SET EXERCISE:
Retype, exactly as they stand, the lines from the start of the data to the line that contains "ax.tick_params(axis='x', length=0, pad=23)", both ends included. Leave the pictures out.
▼▼▼
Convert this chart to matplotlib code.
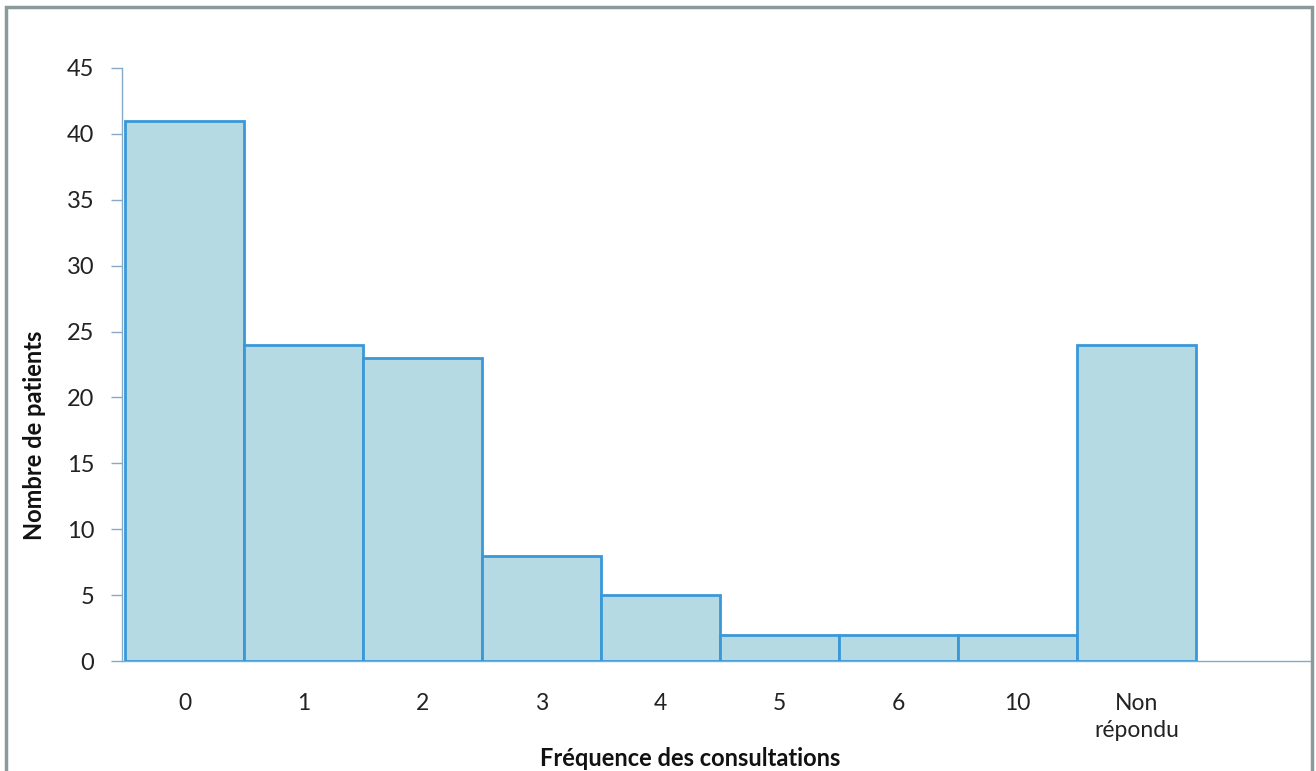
import matplotlib
matplotlib.use("Agg")
import matplotlib.pyplot as plt
from matplotlib.patches import Rectangle

categories = ["0", "1", "2", "3", "4", "5", "6", "10", "Non\nrépondu"]
patients = [41, 24, 23, 8, 5, 2, 2, 2, 24]
y_ticks = [0, 5, 10, 15, 20, 25, 30, 35, 40, 45]

plt.rcParams['font.family'] = ['Lato', 'DejaVu Sans']

fig = plt.figure(figsize=(13.16, 7.71), dpi=100)
ax = fig.add_axes([122/1316, 1 - 661/771, (1312 - 122)/1316, (661 - 68)/771])

x = list(range(len(categories)))
ax.bar([v + 0.025 for v in x], patients, width=1.0, color="#B6DAE4", edgecolor="#3A98D8",
       linewidth=2.0, zorder=3)

ax.set_xlim(-0.5, len(categories) + 0.5)
ax.set_ylim(0, 45)
ax.set_yticks(y_ticks)
ax.set_yticklabels([str(v) for v in y_ticks], fontsize=17, color="#222222")
ax.set_xticks([v + 0.025 for v in x])
ax.set_xticklabels(categories, fontsize=16.5, color="#222222", linespacing=1.35)
ax.tick_params(axis='y', length=8, width=1, color="#86A9C8", pad=12)
ax.tick_params(axis='x', length=0, pad=23)

for s in ["top", "right"]:
    ax.spines[s].set_visible(False)
ax.spines["left"].set_color("#86A9C8")
ax.spines["bottom"].set_color("#86A9C8")
ax.spines["left"].set_linewidth(1.0)
ax.spines["bottom"].set_linewidth(1.0)

fig.text(35/1316, 1 - 435/771, "Nombre de patients", fontsize=17, fontweight="bold",
         color="#111111", ha="center", va="center", rotation=90)
fig.text(690/1316, 1 - 758/771, "Fréquence des consultations", fontsize=17, fontweight="bold",
         color="#111111", ha="center", va="center")

# outer frame
fig.add_artist(Rectangle((6/1316, -0.01), (1312 - 6)/1316, 1 - 7/771 + 0.01,
                         transform=fig.transFigure, fill=False, edgecolor="#8A9A9A", linewidth=2.5))

fig.savefig("out.png", dpi=100)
▲▲▲
SOLUTION TO THIS PROBLEM:
Convert this chart to matplotlib code.
import matplotlib
matplotlib.use("Agg")
import matplotlib.pyplot as plt
from matplotlib.patches import Rectangle

categories = ["0", "1", "2", "3", "4", "5", "6", "10", "Non\nrépondu"]
patients = [41, 24, 23, 8, 5, 2, 2, 2, 24]
y_ticks = [0, 5, 10, 15, 20, 25, 30, 35, 40, 45]

plt.rcParams['font.family'] = ['Lato', 'DejaVu Sans']

fig = plt.figure(figsize=(13.16, 7.71), dpi=100)
ax = fig.add_axes([122/1316, 1 - 661/771, (1312 - 122)/1316, (661 - 68)/771])

x = list(range(len(categories)))
ax.bar([v + 0.025 for v in x], patients, width=1.0, color="#B6DAE4", edgecolor="#3A98D8",
       linewidth=2.0, zorder=3)

ax.set_xlim(-0.5, len(categories) + 0.5)
ax.set_ylim(0, 45)
ax.set_yticks(y_ticks)
ax.set_yticklabels([str(v) for v in y_ticks], fontsize=17, color="#222222")
ax.set_xticks([v + 0.025 for v in x])
ax.set_xticklabels(categories, fontsize=16.5, color="#222222", linespacing=1.35)
ax.tick_params(axis='y', length=8, width=1, color="#86A9C8", pad=12)
ax.tick_params(axis='x', length=0, pad=23)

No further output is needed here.